Tibet is China’s second-most sensitive issue. Taiwan is the first. China has bullied India into silence over the One-China policy which accepts Taiwan as an inseparable part of China. Does China reciprocate by accepting the One-India policy – including Pakistan occupied Kashmir (PoK) and Chinese-occupied Aksai Chin? It does the exact opposite.

Taiwan’s importance

At every forum and at every opportunity, China condones and protects Pakistan’s state sponsorship of terrorism in J&K. For India to remain ambivalent on the One-China policy is no longer tenable. It never was but if Modi wants to safeguard India’s long-term national interest, he must bite the bullet on both Tibet and Taiwan. They are China’s two blind spots.

India needs to urgently increase trade with Taiwan. Three of the largest contractors for Apple iPhones — Foxconn, Winstron and Pegatron — are expanding their production facilities for iPhones in India. All three are Taiwanese. The imperative for trade and investment with Taiwan has never been greater.

As the world unites against Beijing over the draconian security law it has imposed on Hong Kong, India has two potent diplomatic weapons in Tibet and Taiwan.
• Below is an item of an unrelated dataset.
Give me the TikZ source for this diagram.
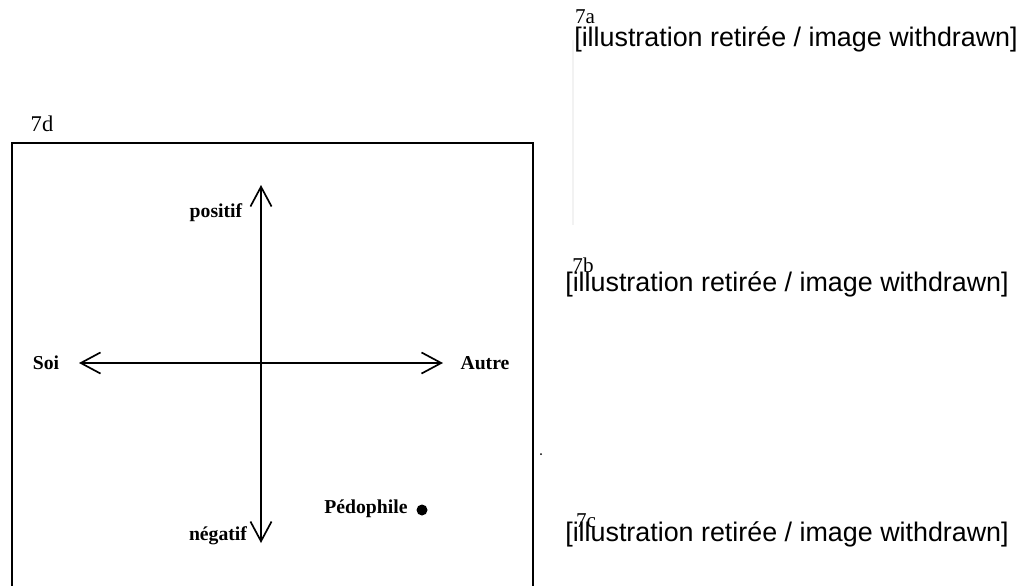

If deployed without needless paranoia over Chinese reprisals, they can be a powerful tool in conjunction with the offensive military posture India has rightly adopted along the LAC.

That posture has given China reason to pause. It has withdrawn partially along the friction points along the LAC while it assesses India’s intent. In a limited conflict on mountainous terrain, the PLA holds no fear for India’s armed forces. The paranoia resides only in the minds of India’s policymakers, embedded there since 1962.